By creating easy to snap together components, a team of scientists at the University of Southern California Viterbi School of Engineering, Los Angeles, say that it is now possible to build a 3D microfluidic system quickly and cheaply. Microfluidic systems are used to precisely manipulate small volumes of fluids, and are typically built in a cleanroom using the same technology developed to produce integrated circuits for the electronics industry.

Though the systems are tiny, designing, assembling, and testing a new microfluidics system can take a lot of time and money. Building a single device can often require multiple iterations, each of which can take up to two weeks and several thousand dollars to manufacture. And the more complex the system, the higher the number of iterations needed.

The team set out to simplify the construction process by separating basic microfluidic functions into standardized modular components. In microfluidics, they explained, they are concerned with the way fluids are routed, combined, mixed, and analyzed.

Borrowing an approach from the electronics industry, which uses prototype boards to build circuits, they imagined the 3D modular components that encapsulate the common elements of microfluidic systems, as well as a connector that could join the separate components together, ultimately designing computer models for eight modular fluidic and instrumentation components (MFICs) that would each perform a simple operation. The team’s development of these MFICs represents the first attempt to break a device into separate components that can be assembled, disassembled and re-assembled over and over.

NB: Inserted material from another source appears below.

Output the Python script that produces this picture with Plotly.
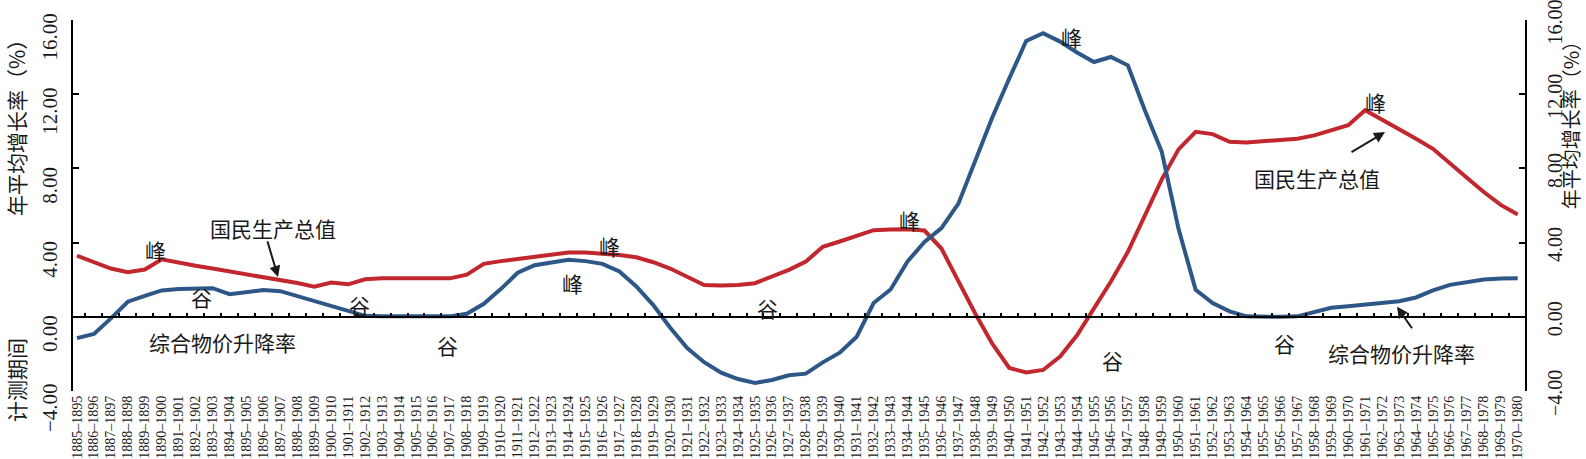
import plotly.graph_objects as go

# ---------------- data ----------------
START_YEARS = list(range(1885, 1971))
PERIODS = [f"{y}–{y + 10}" for y in START_YEARS]

GNP = [3.29, 2.95, 2.60, 2.40, 2.55, 3.10, 2.90, 2.75, 2.60, 2.45,
       2.30, 2.12, 1.97, 1.82, 1.62, 1.85, 1.75, 2.02, 2.07, 2.07,
       2.07, 2.07, 2.07, 2.27, 2.85, 3.00, 3.12, 3.24, 3.36, 3.47,
       3.46, 3.40, 3.33, 3.21, 2.94, 2.60, 2.17, 1.71, 1.69, 1.71,
       1.81, 2.19, 2.53, 2.98, 3.77, 4.06, 4.36, 4.67, 4.70, 4.72,
       4.65, 3.68, 1.92, 0.16, -1.45, -2.76, -3.00, -2.87, -2.15, -1.00,
       0.45, 1.90, 3.50, 5.43, 7.41, 9.04, 9.97, 9.85, 9.44, 9.40,
       9.45, 9.53, 9.60, 9.78, 10.08, 10.33, 11.14, 10.64, 10.16, 9.60,
       9.06, 8.25, 7.50, 6.73, 6.03, 5.52]

PRICE = [-1.15, -0.93, -0.09, 0.81, 1.13, 1.42, 1.49, 1.49, 1.54, 1.22,
         1.31, 1.44, 1.38, 1.11, 0.84, 0.56, 0.27, 0.05, 0.02, 0.02,
         0.02, 0.02, 0.02, 0.16, 0.70, 1.49, 2.37, 2.78, 2.94, 3.07,
         3.00, 2.85, 2.44, 1.63, 0.63, -0.59, -1.69, -2.45, -3.02, -3.36,
         -3.57, -3.41, -3.16, -3.07, -2.46, -1.94, -1.08, 0.74, 1.47, 2.98,
         4.04, 4.78, 6.10, 8.49, 10.75, 12.85, 14.87, 15.29, 14.84, 14.25,
         13.74, 14.01, 13.56, 11.14, 8.90, 4.70, 1.45, 0.74, 0.29, 0.02,
         0.00, 0.00, 0.02, 0.25, 0.48, 0.57, 0.66, 0.75, 0.84, 1.04,
         1.42, 1.72, 1.89, 2.01, 2.06, 2.08]

Y_TICKS = [-4, 0, 4, 8, 12, 16]
Y_TICK_TEXT = ["\u22124.00", "0.00", "4.00", "8.00", "12.00", "16.00"]

# annotations: (text, x index, y value)
LABELS = [
    ("峰", 4.66, 3.61), ("国民生产总值", 11.56, 4.79), ("谷", 7.37, 1.08),
    ("综合物价升降率", 8.61, -1.35), ("谷", 16.64, 0.65), ("谷", 21.83, -1.51),
    ("峰", 31.39, 3.82), ("峰", 29.26, 1.83), ("谷", 40.71, 0.48),
    ("峰", 49.14, 5.22), ("谷", 61.12, -2.31), ("峰", 58.70, 15.07),
    ("峰", 76.58, 11.57), ("国民生产总值", 73.16, 7.48), ("谷", 71.27, -1.40),
    ("综合物价升降率", 78.17, -1.94),
]
# arrows: (head x index, head y value, tail dx px, tail dy px)
ARROWS = [(11.86, 2.15, -11, -37), (77.17, 9.96, -35, 21), (77.88, 0.54, 16, 23)]

RED = "#C1272D"
BLUE = "#2D5786"
SERIF = "Liberation Serif, Noto Sans CJK SC, serif"
CJK = "Noto Sans CJK SC, sans-serif"
XR = [-0.236, 85.43]
YR = [-4.005, 16.005]

fig = go.Figure()
fig.add_trace(go.Scatter(x=PERIODS, y=GNP, mode="lines", name="国民生产总值",
                         line=dict(color=RED, width=4), xaxis="x", yaxis="y"))
fig.add_trace(go.Scatter(x=PERIODS, y=PRICE, mode="lines", name="综合物价升降率",
                         line=dict(color=BLUE, width=4), xaxis="x2", yaxis="y2"))

ann = []
for t, x, y in LABELS:
    ann.append(dict(text=t, x=x, y=y, xref="x", yref="y", showarrow=False,
                    xanchor="center", yanchor="middle",
                    font=dict(family=CJK, size=21, color="#1a1a1a")))
for x, y, ax, ay in ARROWS:
    ann.append(dict(text="", x=x, y=y, xref="x", yref="y", showarrow=True,
                    ax=ax, ay=ay, arrowhead=2, arrowsize=1.1, arrowwidth=2,
                    arrowcolor="#1a1a1a"))
for t, x, y, s in [("年平均增长率（%）", -0.0392, 0.7226, 21), ("计测期间", -0.0392, 0.03, 21),
                   ("年平均增长率（%）", 1.0313, 0.7307, 20)]:
    ann.append(dict(text=t, x=x, y=y, xref="paper", yref="paper", textangle=-90,
                    xanchor="center", yanchor="middle", showarrow=False,
                    font=dict(family=CJK, size=s, color="#1a1a1a")))

common_y = dict(range=YR, tickmode="array", tickvals=Y_TICKS, ticktext=Y_TICK_TEXT,
                tickangle=-90, ticks="inside", ticklen=6, tickwidth=2, tickcolor="black",
                showline=True, linewidth=2, linecolor="black", showgrid=False,
                zeroline=False, automargin=False, ticklabeloverflow="allow")

fig.update_layout(
    width=1586, height=459,
    margin=dict(l=73, r=61, t=20, b=68),
    paper_bgcolor="white", plot_bgcolor="white",
    showlegend=False,
    xaxis=dict(type="category", range=XR, tickangle=-90, ticks="", showline=False,
               tickmode="array", tickvals=PERIODS, ticktext=PERIODS,
               showgrid=False, zeroline=False, automargin=False, anchor="y",
               ticklabelstandoff=1,
               tickfont=dict(family=SERIF, size=14, color="#1a1a1a")),
    xaxis2=dict(type="category", range=XR, overlaying="x", anchor="free", position=0.2,
                showticklabels=False, showline=True, linewidth=2, linecolor="black",
                ticks="inside", ticklen=3, tickwidth=1.5, tickcolor="black",
                tickson="boundaries", showgrid=False, zeroline=False, automargin=False),
    yaxis=dict(**common_y, side="left", anchor="x", ticklabelstandoff=6, ticklabelshift=20,
               tickfont=dict(family=SERIF, size=21, color="#1a1a1a")),
    yaxis2=dict(**common_y, side="right", overlaying="y", anchor="x", ticklabelstandoff=11,
                ticklabelshift=5, tickfont=dict(family=SERIF, size=20, color="#1a1a1a")),
    annotations=ann,
)

fig.write_html("out.html")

Using 3D-printed MFICs, in a matter of hours the team was able to build and test a device that mixed fluids using a helix component and turned the mixture into droplets. Essentially a very long track packed into the same standardized module footprint, the helix component allows adjustments in flow resistance or can serve as an efficient mixer. In microfluidic systems, mixing is dominated by diffusion, and a complex helix can speed up the process by folding the fluid onto itself.